D’où il résulte, en contrepartie, que si l’on veut effectivement se débarrasser de quelque chose sans pourtant parvenir à s’y résoudre, la meilleure manière de contourner ses réserves consiste à prêter la chose. Et celle-ci ne reviendra fort probablement jamais, tout en nous épargnant le malaise vaguement coupable de l’avoir volontairement « mise à la porte »…
J’ai bien apprécié votre texte ci-dessus traitant des livres prêtés, empruntés ainsi que des bibliothèques… En particulier, votre fréquentation des bibliothèques publiques, du regret qui vous reste, et des trous invisibles dans votre bibliothèque à cause des livres que vous avez lus sans les avoir achetés…
J’ai une solution pour vous et pour tous les citoyens de Montréal..
Notre association, les Amis de la Bibliothèque de Montréal, organise chaque année un grand Solde de livres, à partir des livres élagués des bibliothèques publiques de Montréal.
Nous aurons cette année prlus de 85 000 livres à vendre : du 1er au 9 mai 2010. Tous les livres se vendent $1 ou moins. Nous enverrons un communiqué à VOIR, mais vous pouvez consulter notre page internet :
http://ville.montreal.qc.ca/portal/page?_pageid=4276,5496140&_dad=portal&_schema=PORTAL
Les livres que je prête ne m’appartiennent plus. Je les laisse aller au gré des mains qui les prennent.
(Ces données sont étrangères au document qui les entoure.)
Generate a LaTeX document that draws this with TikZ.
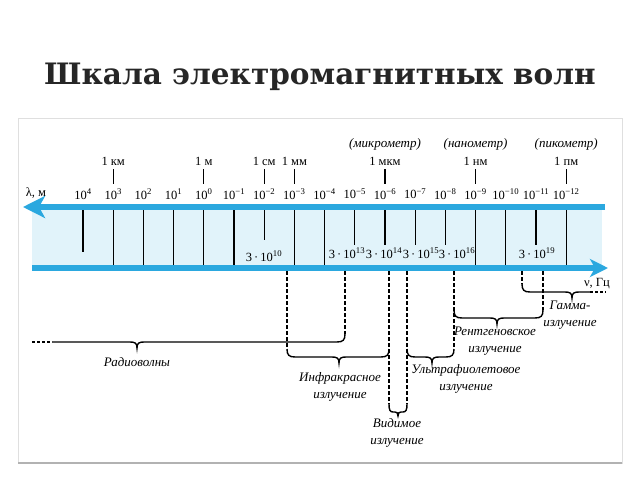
\documentclass[tikz,border=0pt]{standalone}
\usepackage{fontspec}
\setmainfont{Liberation Serif}
\newfontfamily\titlefont{DejaVu Serif}
\usetikzlibrary{arrows.meta}

\definecolor{scaleblue}{HTML}{2BA8DF}
\definecolor{bandblue}{HTML}{E1F3FA}
\definecolor{titlegray}{HTML}{262626}

\newcommand\rangebrace[4]{%
  \draw[bracket] (#1,#4-8) .. controls (#1,#4-2) and (#1+2,#4) .. (#1+8,#4)
    -- (#3-7,#4) .. controls (#3-2,#4) and (#3,#4+1) .. (#3,#4+6)
    .. controls (#3,#4+1) and (#3+2,#4) .. (#3+7,#4)
    -- (#2-8,#4) .. controls (#2-2,#4) and (#2,#4-2) .. (#2,#4-8);}

\begin{document}
\begin{tikzpicture}[x=1pt,y=-1pt,
    axisline/.style={scaleblue,line width=6pt},
    scaletick/.style={line width=1.3pt},
    bracket/.style={line width=1.4pt},
    guide/.style={line width=1.3pt,dash pattern=on 3.5pt off 2.5pt},
    powlabel/.style={font=\fontsize{12.5}{12}\selectfont,inner sep=0pt},
    unitlabel/.style={font=\fontsize{12.5}{12}\selectfont,inner sep=0pt},
    freqlabel/.style={font=\fontsize{12.5}{12}\selectfont,inner sep=0pt},
    rangelabel/.style={font=\itshape\fontsize{13}{17}\selectfont,align=center,inner sep=0pt}]
\useasboundingbox (0,0) rectangle (640,480);

\node[font=\titlefont\bfseries\fontsize{29.5}{30}\selectfont,text=titlegray] (title) at (320,77) {Шкала электромагнитных волн};

\draw[gray!25] (18,118) rectangle (622,463);
\draw[gray!60,line width=1.5pt] (18,463) -- (622,463);

\fill[bandblue] (32,207) rectangle (602,268);
\foreach \i in {1,2,3,4,5,7,8,13,14,16}
  \draw[scaletick] (83+30.2*\i,209) -- (83+30.2*\i,266);
\draw[scaletick] (83,209) -- (83,252);
\draw[scaletick] (264.2,209) -- (264.2,240);
\foreach \i in {9,10,11,12,15}
  \draw[scaletick] (83+30.2*\i,209) -- (83+30.2*\i,245);

\draw[axisline,-{Stealth[length=22pt,width=22pt,inset=6pt]}] (605,207) -- (23,207);
\draw[axisline,-{Stealth[length=18pt,width=18pt,inset=5pt]}] (32,268) -- (608,268);

\node[powlabel] (lambda) at (36,193) {λ, м};
\foreach \p [count=\i from 0] in {4,3,2,1,0,−1,−2,−3,−4,−5,−6,−7,−8,−9,−10,−11,−12}
  \node[powlabel] (pow\i) at (83+30.2*\i,194) {10\textsuperscript{\p}};

\foreach \x/\u/\n in {113.2/1 км/km, 203.8/1 м/m, 264.2/1 см/cm, 294.4/1 мм/mm, 385/1 мкм/mkm, 475.6/1 нм/nm, 566.2/1 пм/pm} {
  \node[unitlabel] (\n) at (\x,161) {\u};
  \draw[scaletick] (\x,169) -- (\x,184);
}
\node[rangelabel] (micro) at (385,144) {(микрометр)};
\node[rangelabel] (nano) at (475.6,144) {(нанометр)};
\node[rangelabel] (pico) at (566.2,144) {(пикометр)};

\node[freqlabel] (f10) at (264,256) {3\,·\,10\textsuperscript{10}};
\node[freqlabel] (f13) at (347,253) {3\,·\,10\textsuperscript{13}};
\node[freqlabel] (f14) at (384,253) {3\,·\,10\textsuperscript{14}};
\node[freqlabel] (f15) at (421,253) {3\,·\,10\textsuperscript{15}};
\node[freqlabel] (f16) at (457,253) {3\,·\,10\textsuperscript{16}};
\node[freqlabel] (f19) at (537,253) {3\,·\,10\textsuperscript{19}};
\node[powlabel] (nu) at (597,284) {ν, Гц};

\draw[guide] (287,271) -- (287,349);
\draw[guide] (345,271) -- (345,334);
\draw[guide] (389,271) -- (389,404);
\draw[guide] (407,271) -- (407,404);
\draw[guide] (454,271) -- (454,349);
\draw[guide] (522,271) -- (522,284);
\draw[guide] (543,271) -- (543,310);

\draw[bracket,dash pattern=on 3pt off 2pt] (32,342) -- (52,342);
\draw[bracket] (52,342) -- (130,342) .. controls (135,342) and (137,343) .. (137,348)
  .. controls (137,343) and (139,342) .. (144,342) -- (337,342)
  .. controls (343,342) and (345,340) .. (345,334);
\rangebrace{287}{389}{339}{357}
\draw[bracket] (389,404) .. controls (389,410) and (390,412) .. (393,412) -- (395,412)
  .. controls (397,412) and (398,413) .. (398,416) .. controls (398,413) and (399,412) .. (401,412)
  -- (403,412) .. controls (406,412) and (407,410) .. (407,404);
\rangebrace{407}{454}{432}{357}
\rangebrace{454}{543}{497}{318}
\draw[bracket] (522,284) .. controls (522,290) and (524,292) .. (530,292) -- (565,292)
  .. controls (570,292) and (572,293) .. (572,298) .. controls (572,293) and (574,292) .. (579,292)
  -- (590,292);
\draw[bracket,dash pattern=on 3pt off 2pt] (590,292) -- (606,292);

\node[rangelabel] (radio) at (137,362) {Радиоволны};
\node[rangelabel] (infrared) at (340,387) {Инфракрасное\\излучение};
\node[rangelabel] (visible) at (397,433) {Видимое\\излучение};
\node[rangelabel] (ultraviolet) at (466,379) {Ультрафиолетовое\\излучение};
\node[rangelabel] (xray) at (495,341) {Рентгеновское\\излучение};
\node[rangelabel] (gamma) at (570,315) {Гамма-\\излучение};
\end{tikzpicture}
\end{document}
Je n’y m’intéresse plus Ce sont des poussières de vie qui me quitte en me laissant des images, des impressions.
Il y a un seul livre que je prête mais il doit me revenir. J’ai même écrit mon nom sur une page de garde blanche. Erik Fosnes Hansen a écrit le premier tome de « Les Anges protecteurs » au début des années 2000. La parution en français en 2003 m’a permis de lire en 2005. Depuis ce temps, j’attends le deuxième tome que l’auteur n’a pas encore écrit.
Je suis presque certain qu’il n’y aura jamais de deuxième tome. Je garde donc ce livre comme un talisman, un livre protecteur.